Besides endorsing the execution of leading Democrats, and claims that the 9/11 attack was staged, and the Parkland and Sandy Hook school shootings were hoaxes, Greene has also waded into the waters of Jew hatred. One of the theories she has postulated include her belief that California wildfires might have been caused by a space laser controlled by Jewish bankers. In 2018, she also shared a Holocaust denial video by white nationalists that claimed that “Zionist supremacists have schemed to promote immigration and miscegenation.”
She is not alone in her beliefs about Jews, and Israel. Last year, during the presidential election, Republican House Minority Leader Kevin McCarthy posted a message on Twitter that claimed three billionaire Democratic donors of Jewish descent were trying to “buy” elections. “We cannot allow Soros, Steyer, and Bloomberg to BUY this election! Get out and vote Republican November 6th. #MAGA,” McCarthy wrote.
Last November, U.S. Rep. Rashida Tlaib, D-Michigan – who does not recognize Israel as a state – posted a social media comment that said “From the river to the sea, Palestine will be free,” an affirmation that has been associated with calls to destroy Israel. U.S. Rep. Ilhan Omar, D-Minnesota, also has a history of comments about Jews and Israel. In 2012, she posted on Twitter that “Israel has hypnotized the world, may Allah awaken the people and help them see the evil doings of Israel.”
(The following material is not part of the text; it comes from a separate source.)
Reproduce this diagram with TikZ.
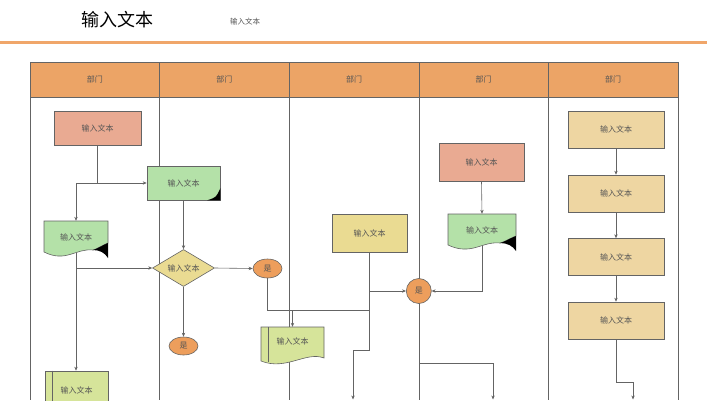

Then there’s Steve Scalise, the House Minority Whip and Republican from Louisiana. In 2002, he attended and spoke at a convention of the white supremacist European American Unity and Rights Organization, a group founded by David Duke. And Republican Rep. Louie Gohmert who promulgated a debunked theory on the Fox Business Channel in 2018 about George Soros taking property from other Jews during World War II (Fact: Soros was 14 when the war ended). There are others, including Arizona Republican Paul Gosar, who suggested that Soros funded the Charlottesville neo-Nazi march and claimed that the Jewish billionaire “turned in his own people to the Nazis.”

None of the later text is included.